FedCE: Federated Certainty Equivalence Control for Linear Gaussian Systems
Decentralized multi-agent systems are ubiquitous across various applications, such as decentralized control of robots and drones, decentralized autonomous vehicles, and non-cooperative games, among others. Extensive research in the literature has focused on decentralized multi-agent systems with known system dynamics, exploring various frameworks, such as decentralized optimal control, multi-agent planning, and non-cooperative game theory. However, realistically the environment model is often only partially observed or entirely unknown. Multi-agent reinforcement Learning (MARL) is designed to address the broader context of multi-agent sequential decision-making, where the agents lack complete knowledge of the environment model.
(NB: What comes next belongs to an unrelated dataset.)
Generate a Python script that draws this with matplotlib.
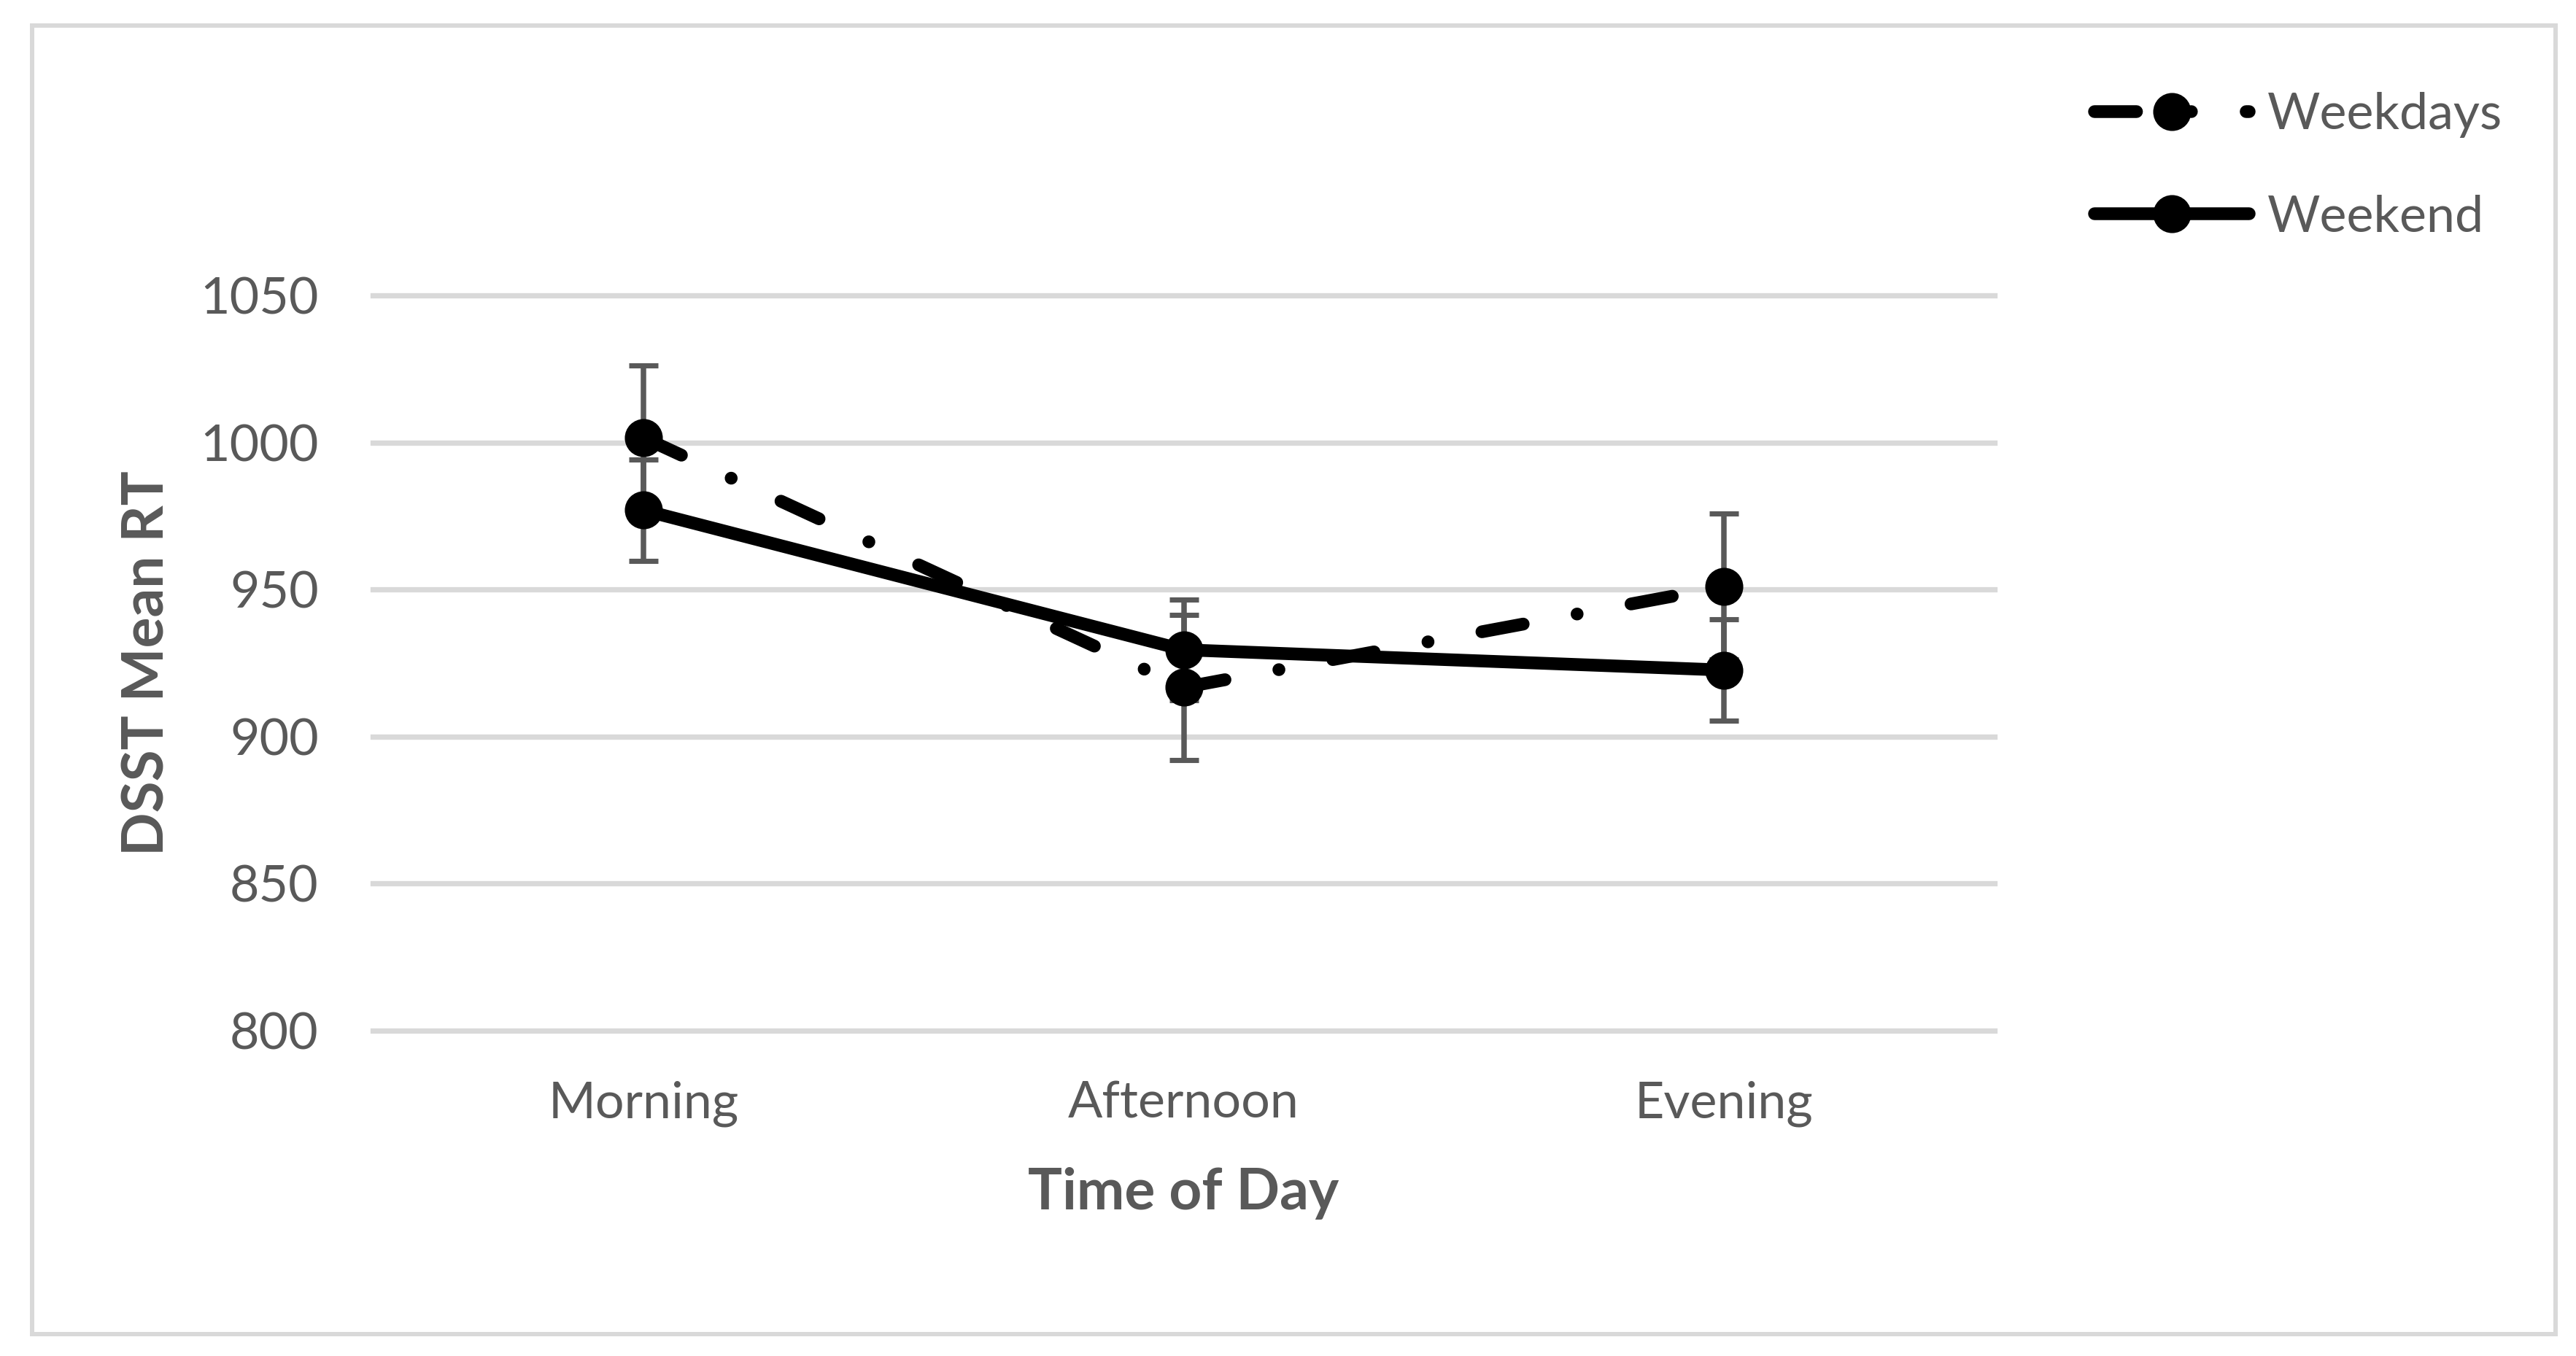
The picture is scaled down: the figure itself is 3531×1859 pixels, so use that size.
import matplotlib.pyplot as plt
from matplotlib.lines import Line2D
from matplotlib.patches import Rectangle

plt.rcParams["font.family"] = ["Lato", "DejaVu Sans"]

# data
times = ["Morning", "Afternoon", "Evening"]
weekdays_rt = [1001.7, 916.7, 951.0]
weekend_rt = [977.0, 929.5, 922.6]
weekdays_err = [24.6, 24.7, 24.8]
weekend_err = [17.3, 17.1, 17.3]
y_ticks = [800, 850, 900, 950, 1000, 1050]

C_TEXT = "#595959"
C_GRID = "#D9D9D9"
LW = 4.2
MS = 11.5
FS = 16.8
DASH = (3.29, 4.29, 0.01, 4.29)

W, H, DPI = 3531, 1859, 300
fig = plt.figure(figsize=(W / DPI, H / DPI), dpi=DPI)
ax = fig.add_axes([511.4 / W, 1 - 1412.7 / H, 2222.3 / W, 1007.5 / H])

x = list(range(len(times)))

ax.errorbar(x, weekdays_rt, yerr=weekdays_err, fmt="none", ecolor=C_TEXT,
            elinewidth=1.8, capsize=4.7, capthick=1.7, zorder=2)
ax.errorbar(x, weekend_rt, yerr=weekend_err, fmt="none", ecolor=C_TEXT,
            elinewidth=1.8, capsize=4.7, capthick=1.7, zorder=2)

# Excel restarts the dash pattern on every segment
for i in range(len(x) - 1):
    ax.plot(x[i:i + 2], weekdays_rt[i:i + 2], color="black", lw=LW,
            dashes=DASH, dash_capstyle="round", zorder=3)
ax.plot(x, weekdays_rt, "o", color="black", ms=MS, zorder=4)
ax.plot(x, weekend_rt, color="black", lw=LW, marker="o", ms=MS,
        solid_capstyle="round", zorder=4)

ax.set_xlim(-0.5, len(times) - 0.5)
ax.set_ylim(800, 1050)
ax.set_xticks(x)
ax.set_xticklabels(times)
ax.set_yticks(y_ticks)
ax.tick_params(length=0, labelsize=FS, labelcolor=C_TEXT)
ax.tick_params(axis="x", pad=16.6)
ax.tick_params(axis="y", pad=17.9)
ax.grid(axis="y", color=C_GRID, lw=1.75)
ax.set_axisbelow(True)
for gl in ax.get_ygridlines():
    gl.set_clip_on(False)
for s in ax.spines.values():
    s.set_visible(False)

ax.set_xlabel("Time of Day", fontsize=18.8, fontweight="bold", color=C_TEXT,
              va="center")
ax.xaxis.set_label_coords(0.5, -0.222)
ax.set_ylabel("DSST Mean RT", fontsize=18.8, fontweight="bold", color=C_TEXT,
              va="center")
ax.yaxis.set_label_coords(-0.1388, 0.5)

handles = [
    Line2D([], [], color="black", lw=LW, dashes=DASH, dash_capstyle="round",
           marker="o", ms=MS),
    Line2D([], [], color="black", lw=LW, solid_capstyle="round",
           marker="o", ms=MS),
]
ax.legend(handles, ["Weekdays", "Weekend"], loc="upper left",
          bbox_to_anchor=(2871 / W, 1 - 126 / H),
          bbox_transform=fig.transFigure, frameon=False, borderpad=0,
          borderaxespad=0, handlelength=3.03, handletextpad=0.36,
          labelspacing=1.11, fontsize=FS, labelcolor=C_TEXT, numpoints=1)

fig.patches.append(Rectangle((44 / W, 1 - 1829 / H), 3458.5 / W, 1794.5 / H,
                             transform=fig.transFigure, fill=False,
                             edgecolor=C_GRID, lw=1.44))

fig.savefig("out.png", dpi=DPI, facecolor="white")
In such conditions, agents learn the environment by interacting with the system and gathering rewards.
We focus on the decentralized LQ problem, which is a multi-agent learning problem with linear system dynamics and a quadratic cost function. In particular, we consider a scenario with two agents, each of which observes the system state partially. The system is controlled by the collective actions of the two agents, i.e., the sum of the actions. Leveraging LQ systems as a learning benchmark holds considerable advantages due to their theoretical tractability and extensive relevance across diverse engineering domains. Our particular problem arises for instance when robots that are decoupled in their dynamics and observations are tasked with collaborating to have coupled behavior. Studying this setting has resulted in developing FedCE, a collaborative learning policy which allows agents to efficiently explore and exploit. In our proposed algorithm, we partition time into exploitation and exploration intervals, carefully designing their durations to achieve high performance in both system model learning and minimizing regret. During the exploration phase, we employ Least Square Estimation (LSE) techniques to obtain local partial system model estimates. These estimates are then shared between agents at the end of each exploration interval. Subsequently, both agents compute Certainty Equivalence controllers, which they apply during the exploitation interval. As time progresses and the model estimates improve, the relative length of exploration intervals compared to exploitation intervals decreases, leading to reduced communication between agents over time. We analyze FedCE in terms of its regret bound and demonstrate that the regret scales at a rate of O(√T) for a time horizon of T.